Hodges: Yep, I think that’s a good idea. First question is do I need to intrude into a REP area to get to the vehicle to install the equipment? Second, do I need to intrude into the vehicle’s REP to install the equipment; and third, will the officer be tracking the vehicle as it moves into a REP area? And again the math on this is pretty simple. If the answer to all of the questions is no, then under federal law I don’t need a warrant. If the answer to any of the three questions is yes, then I am going to going to need a warrant.
Miller: Hey, does Title III wire taps have anything to do with this tracking device?

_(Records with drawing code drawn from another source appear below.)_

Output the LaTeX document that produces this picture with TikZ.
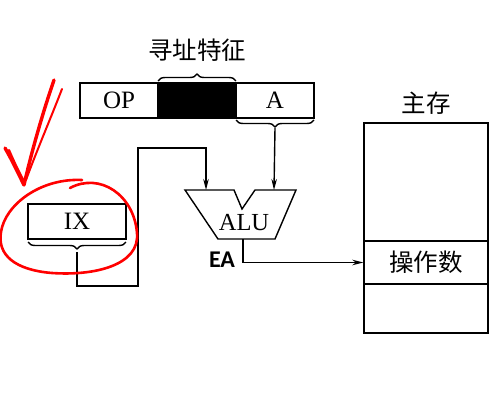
\documentclass[tikz,border=0pt]{standalone}
\usepackage{fontspec}
\setmainfont{Liberation Serif}
\newfontfamily\cjk{Noto Sans CJK SC}
\newfontfamily\eafont{Carlito}
\usetikzlibrary{arrows.meta,decorations.pathreplacing}
\begin{document}
\begin{tikzpicture}[x=1pt,y=-1pt,
  line width=1.4pt,
  cell/.style={draw, line width=1.4pt, inner sep=0pt, minimum width=78pt, minimum height=35pt, font=\fontsize{25}{28}\selectfont},
  zh/.style={font=\cjk\fontsize{24.5}{28}\selectfont},
  arr/.style={-{Stealth[length=11pt,width=5.5pt]}},
  brc/.style={decorate, decoration={brace, amplitude=7pt}},
  redink/.style={draw=red, line cap=round, line join=round}]
\useasboundingbox (0,0) rectangle (497,401);
% instruction
\node[cell] (op) at (119,100.5) {OP};
\node[cell, fill=black] (mid) at (197,100.5) {};
\node[cell] (a) at (275,100.5) {A};
\draw[brc] (158,81) -- (236,81);
\node[zh] (feat) at (197,50) {寻址特征};
\draw[brc] (314,120) -- (236,120);
\coordinate (abr) at (275,128);
% IX
\node[cell, minimum width=98pt] (ix) at (77,221.5) {IX};
\draw[brc] (126,242) -- (28,242);
\coordinate (ixb) at (77,252);
% ALU
\draw (185,190) -- (234,190) -- (242,209) -- (255,190) -- (296,190) -- (275,239) -- (218,239) -- cycle;
\node[font=\fontsize{24.5}{28}\selectfont] (alu) at (244,223) {ALU};
\coordinate (in1) at (206,190);
\coordinate (in2) at (274,190);
\coordinate (out) at (243,239);
\node[font=\eafont\bfseries\fontsize{24}{26}\selectfont] (ea) at (222,259.5) {EA};
% memory
\node[cell, minimum width=124pt, minimum height=118pt] (m1) at (426,182) {};
\node[cell, zh, minimum width=124pt, minimum height=43pt] (opd) at (426,262.5) {操作数};
\node[cell, minimum width=124pt, minimum height=49pt] (m3) at (426,308.5) {};
\node[zh] (mem) at (426,103) {主存};
% connectors
\draw[arr] (ixb) -- (77,286) -- (138,286) -- (138,148) -- (206,148) -- (in1);
\draw[arr] (abr) -- (in2);
\draw[arr] (out) |- (opd.west);
% red ink
\draw[redink, line width=3.4pt] (5,148) .. controls (12,160) and (18,173) .. (24,185) .. controls (32,150) and (43,112) .. (54,80);
\draw[redink, line width=2pt] (62,89) .. controls (50,120) and (37,150) .. (26,180);
\draw[redink, line width=2.2pt] (9,150) .. controls (15,164) and (20,174) .. (25,183);
\draw[redink, line width=2.6pt] (70,188) .. controls (100,172) and (134,195) .. (137,233) .. controls (140,265) and (95,276) .. (52,273) .. controls (15,270) and (-3,255) .. (1,232) .. controls (5,205) and (40,178) .. (82,180);
\end{tikzpicture}
\end{document}
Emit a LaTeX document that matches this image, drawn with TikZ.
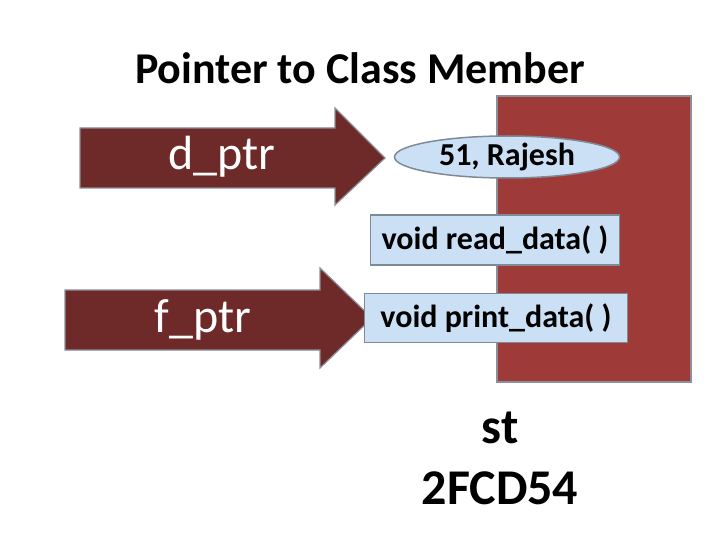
\documentclass[tikz,border=0pt]{standalone}
\usepackage{fontspec}
\setmainfont{Carlito}
\usetikzlibrary{shapes.geometric}
\begin{document}
\begin{tikzpicture}[x=1pt,y=-1pt,
  arr/.style={fill=arrowred,draw=arrowedge,line width=1.2pt},
  box/.style={fill=boxblue,draw=boxedge,line width=1.5pt,inner sep=0pt,font=\bfseries\fontsize{32}{36}\selectfont},
  big/.style={font=\fontsize{48}{54}\selectfont}]
\definecolor{arrowred}{HTML}{6E2A28}
\definecolor{arrowedge}{HTML}{8A8F99}
\definecolor{memred}{HTML}{9E3B38}
\definecolor{boxblue}{HTML}{CCE0F5}
\definecolor{boxedge}{HTML}{7F8A96}
\useasboundingbox (0,0) rectangle (720,540);
\node[font=\bfseries\fontsize{44}{50}\selectfont] (title) at (360,68) {Pointer to Class Member};
\draw[fill=memred,draw=arrowedge,line width=1.5pt] (497,96) rectangle (691,382);
\draw[arr] (80,128) -- (335,128) -- (335,108) -- (385,158) -- (335,205) -- (335,188) -- (80,188) -- cycle;
\draw[arr] (65,290) -- (320,290) -- (320,268) -- (372,318) -- (320,368) -- (320,350) -- (65,350) -- cycle;
\node[big,white] (d) at (222,157) {d\_ptr};
\node[big,white] (f) at (203,320) {f\_ptr};
\node[box,ellipse,minimum width=225pt,minimum height=42pt] (e) at (507,157) {51, Rajesh};
\node[box,rectangle,minimum width=249pt,minimum height=50pt] (r) at (495,240) {void read\_data( )};
\node[box,rectangle,minimum width=263pt,minimum height=49pt] (p) at (496,318) {void print\_data( )};
\node[font=\bfseries\fontsize{50}{56}\selectfont] (st) at (500,428) {st};
\node[font=\bfseries\fontsize{50}{56}\selectfont] (addr) at (500,488) {2FCD54};
\end{tikzpicture}
\end{document}
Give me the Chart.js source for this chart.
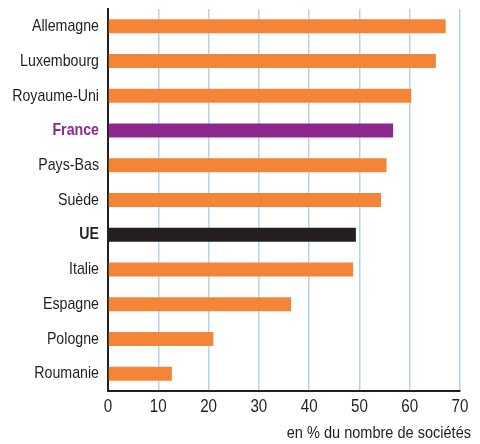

Hodges: Tim, it doesn’t. In fact, Title III specifically excludes tracking devices from its coverage.
Miller: In your GPS article I noticed that you discussed a new rule of Federal Rules of Criminal Procedures that will address tracking devices. Can you talk to us about that?

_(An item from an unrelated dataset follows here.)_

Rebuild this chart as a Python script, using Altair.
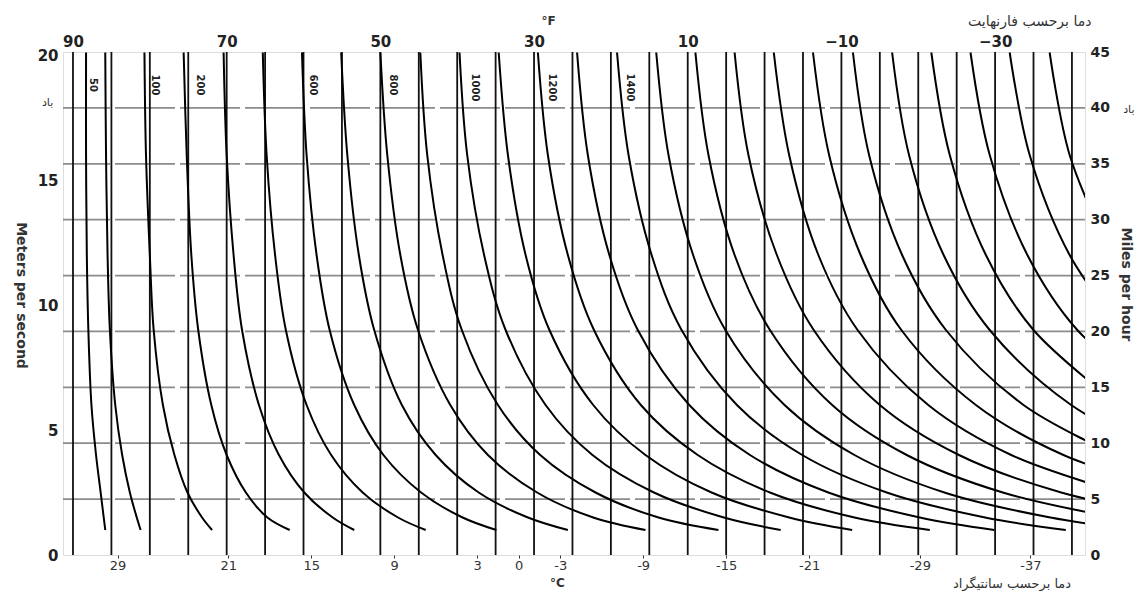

Hodges: Yes. It’s a very helpful rule that shows that the Federal Rules of Criminal Procedures are keeping up with technology. Now on December the 1st of this year, 2006, unless Congress decides otherwise, there’s going to be a new rule 41 of Federal Rules of Criminal Procedures and that rule has some changes in it and most importantly for this discussion, it describes what officers must do to get a warrant in order to do tracking.

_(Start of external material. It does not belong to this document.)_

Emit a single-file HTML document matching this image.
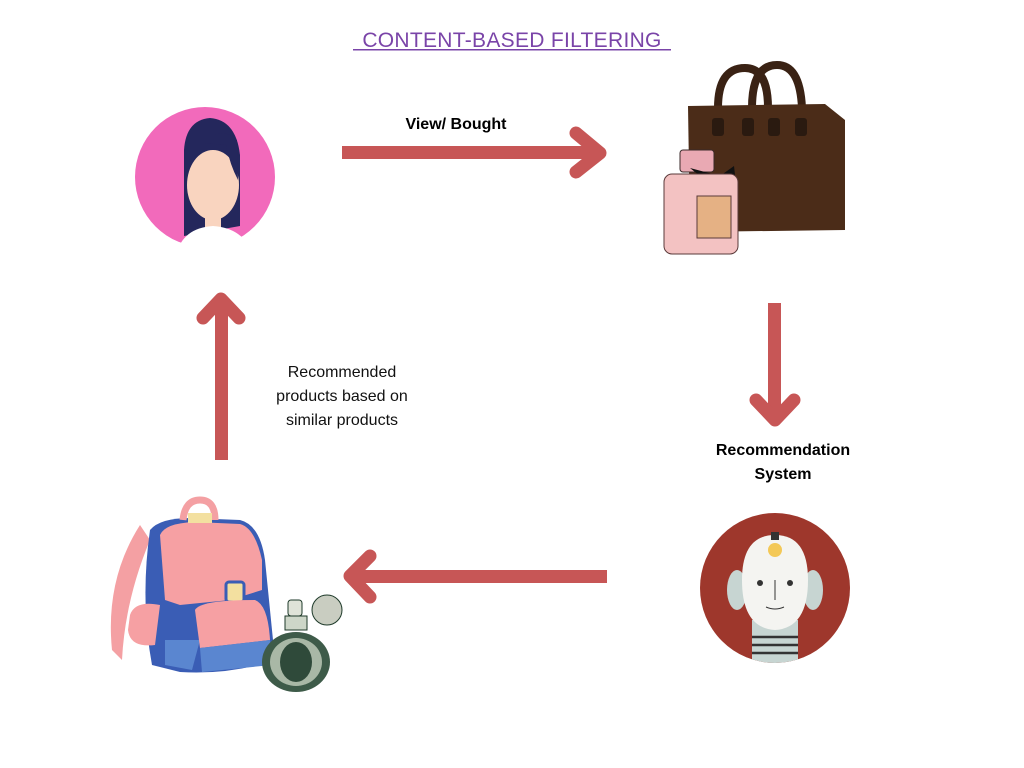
<!DOCTYPE html>
<html><head><meta charset="utf-8"><style>
html,body{margin:0;padding:0;background:#fff;width:1024px;height:768px;overflow:hidden}
svg{display:block}
text{font-family:"Liberation Sans",sans-serif}
</style></head><body>
<svg width="1024" height="768" viewBox="0 0 1024 768" xmlns="http://www.w3.org/2000/svg">
<defs>
<clipPath id="pc2"><rect x="130" y="90" width="150" height="167"/></clipPath>
<clipPath id="rc"><circle cx="775" cy="588" r="75"/></clipPath>
</defs>
<text x="512" y="47" text-anchor="middle" font-size="21" fill="#7a44a8" letter-spacing="0.3">CONTENT-BASED FILTERING</text>
<rect x="353" y="49" width="318" height="1.5" fill="#7a44a8"/>

<!-- person -->
<g clip-path="url(#pc2)">
<circle cx="205" cy="177" r="70" fill="#f26abb"/>
<path d="M184 236 L184 150 Q186 120 210 118 Q236 120 240 155 L240 226 Z" fill="#24275c"/>
<ellipse cx="213" cy="185" rx="26" ry="35" fill="#f9d4bf"/>
<rect x="205" y="215" width="16" height="14" fill="#f9d4bf"/>
<path d="M175 260 Q180 228 213 226 Q246 228 255 260 Z" fill="#fff"/>
<path d="M205 143 Q220 125 237 140 L238 180 Q230 165 226 145 Z" fill="#24275c"/>
</g>

<!-- arrows -->
<g fill="#c75656" stroke="#c75656">
<rect x="342" y="146" width="255" height="13" stroke="none"/>
<polyline points="576,133 600,153 576,172" fill="none" stroke-width="13" stroke-linecap="round" stroke-linejoin="round"/>
<rect x="768" y="303" width="13" height="112" stroke="none"/>
<polyline points="756,400 775,420 794,400" fill="none" stroke-width="13" stroke-linecap="round" stroke-linejoin="round"/>
<rect x="349" y="570" width="258" height="13" stroke="none"/>
<polyline points="370,556 350,576 370,597" fill="none" stroke-width="13" stroke-linecap="round" stroke-linejoin="round"/>
<rect x="215" y="300" width="13" height="160" stroke="none"/>
<polyline points="203,318 221,299 239,318" fill="none" stroke-width="13" stroke-linecap="round" stroke-linejoin="round"/>
</g>

<text x="456" y="129" text-anchor="middle" font-size="16" font-weight="bold">View/ Bought</text>
<text x="783" y="455" text-anchor="middle" font-size="16" font-weight="bold">Recommendation</text>
<text x="783" y="479" text-anchor="middle" font-size="16" font-weight="bold">System</text>
<g font-size="16" text-anchor="middle" fill="#111">
<text x="342" y="377">Recommended</text>
<text x="342" y="401">products based on</text>
<text x="342" y="425">similar products</text>
</g>

<!-- bag -->
<path d="M718 108 Q718 68 745 68 Q768 68 768 108 M752 108 Q752 65 777 65 Q800 65 802 108" fill="none" stroke="#3a2214" stroke-width="8"/>
<path d="M688 106 L825 104 L845 120 L845 230 L690 232 Z" fill="#4b2c18"/>
<rect x="712" y="118" width="12" height="18" rx="3" fill="#2a1a10"/>
<rect x="742" y="118" width="12" height="18" rx="3" fill="#2a1a10"/>
<rect x="768" y="118" width="12" height="18" rx="3" fill="#2a1a10"/>
<rect x="795" y="118" width="12" height="18" rx="3" fill="#2a1a10"/>
<!-- pink perfume -->
<rect x="680" y="150" width="34" height="22" rx="3" fill="#e9a9b3" stroke="#3a2a2a"/>
<path d="M690 168 L720 176 L734 166 L736 184 L700 176 Z" fill="#111"/>
<rect x="664" y="174" width="74" height="80" rx="8" fill="#f3c2c2" stroke="#5a3a3a"/>
<rect x="697" y="196" width="34" height="42" fill="#e5b184" stroke="#5a3a3a"/>

<!-- robot -->
<circle cx="775" cy="588" r="75" fill="#9e372c"/>
<g clip-path="url(#rc)">
<ellipse cx="737" cy="590" rx="10" ry="20" fill="#c7d5d2"/>
<ellipse cx="813" cy="590" rx="10" ry="20" fill="#c7d5d2"/>
<rect x="752" y="620" width="46" height="50" fill="#c7d5d2"/>
<path d="M742 580 Q742 535 775 535 Q808 535 808 580 Q808 628 775 630 Q742 628 742 580 Z" fill="#f4f4f1"/>
<circle cx="775" cy="550" r="7" fill="#f3c857"/>
<rect x="771" y="532" width="8" height="8" fill="#333"/>
<circle cx="760" cy="583" r="3" fill="#333"/><circle cx="790" cy="583" r="3" fill="#333"/>
<line x1="775" y1="580" x2="775" y2="600" stroke="#333"/>
<path d="M766 607 Q775 611 784 607" fill="none" stroke="#333"/>
<g stroke="#333" stroke-width="2.5"><line x1="752" y1="637" x2="798" y2="637"/><line x1="752" y1="645" x2="798" y2="645"/><line x1="752" y1="653" x2="798" y2="653"/></g>
</g>

<!-- backpack -->
<path d="M140 525 Q105 580 112 650 L122 660 Q125 600 150 540 Z" fill="#f4a0a3"/>
<path d="M150 530 Q160 518 190 518 L240 520 Q260 525 265 560 L275 660 Q230 675 180 672 L152 665 Q140 600 150 530 Z" fill="#3a5db5"/>
<path d="M160 535 Q165 523 195 522 L240 524 Q255 528 262 560 L262 590 L230 600 L180 605 L165 600 Z" fill="#f6a0a3"/>
<path d="M183 520 Q185 500 200 500 Q215 500 215 520" fill="none" stroke="#f4a0a3" stroke-width="7"/>
<rect x="188" y="513" width="24" height="10" fill="#f3e0a0"/>
<rect x="226" y="582" width="18" height="20" rx="3" fill="#f3e0a0" stroke="#3a5db5" stroke-width="3"/>
<path d="M130 615 Q135 600 160 605 L155 645 Q130 648 128 630 Z" fill="#f6a0a3"/>
<path d="M165 640 L165 665 L192 670 L200 640 Z" fill="#5a86d0"/>
<path d="M195 610 Q200 600 255 600 Q268 605 270 640 L200 648 Z" fill="#f6a0a3"/>
<path d="M200 648 L270 640 L272 665 L202 672 Z" fill="#5a86d0"/>
<!-- green perfume -->
<circle cx="327" cy="610" r="15" fill="#c9cdc1" stroke="#1e3a2a"/>
<rect x="288" y="600" width="14" height="16" rx="3" fill="#dfe3d8" stroke="#1e3a2a"/>
<rect x="285" y="616" width="22" height="14" fill="#cdd6c8" stroke="#1e3a2a"/>
<ellipse cx="296" cy="662" rx="34" ry="30" fill="#3e5b49"/>
<ellipse cx="296" cy="662" rx="26" ry="24" fill="#a9b8a6"/>
<ellipse cx="296" cy="662" rx="16" ry="20" fill="#2f4a3a"/>
</svg>
</body></html>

I think it’s important to say that this rule does not say when a tracking warrant is required, but what it does do is it lays out the paperwork and the procedure requirements if a warrant’s necessary. Now the GPS article we mentioned has all the details and it also has a copy of the actual rule, plus some documents that show how the rule changes, but let me kind of give you the big picture, the highlights.
First the magistrate in the district that the device is to be installed is the one that can issue the tracking warrant. The cool part is that once the warrant is issued then the tracking is lawful anywhere to include areas outside the district and that kind of mirrors 18 U.S. Code §3117, the tracking order statute.
Second, any warrant that’s obtained must be installed within ten days unless the magistrate permits otherwise. And officers will recognize that basically mirrors the execution period for a search warrant.
Third, the tracking warrant’s good for 45 days and extensions can be granted.
Lastly within ten days after the tracking is completed the officers have to make a return on the tracking data to the person that was tracked. Officers can also, I should say, get a delay in that return requirement if they can show that letting the subject know about the tracking data will jeopardize the investigation, jeopardize evidence or be a danger to the officers.
Miller: And when does this go into effect again?
Hodges: Tim, unless Congress stops it, it goes into effect on December 1, 2006.
Miller: Do you have anything else for us?
Hodges: Again Tim I’m going to invite the listeners to go to the website to see the tracking article and the other Podcasts. If you go to www.fletc.gov/legal that’s where all these Podcasts are in the Podcasts tab and the GPS article information is under the resources tab. Now for those listeners from state and local law enforcement, please remember that state law can differ from federal law so far we’ve had courts in Washington, Oregon and New York that would tell us that their rules are a little more strict than federal law. Other than that Tim I recommend that if you’re interested in GPS download, read and you’re welcome to share that article we just talked about.
Miller: Well you learn something everyday. Mr. Hodges, I want to thank you very much and I hope I’ll see you again here.
Hodges: Thank you Tim and thanks for having me.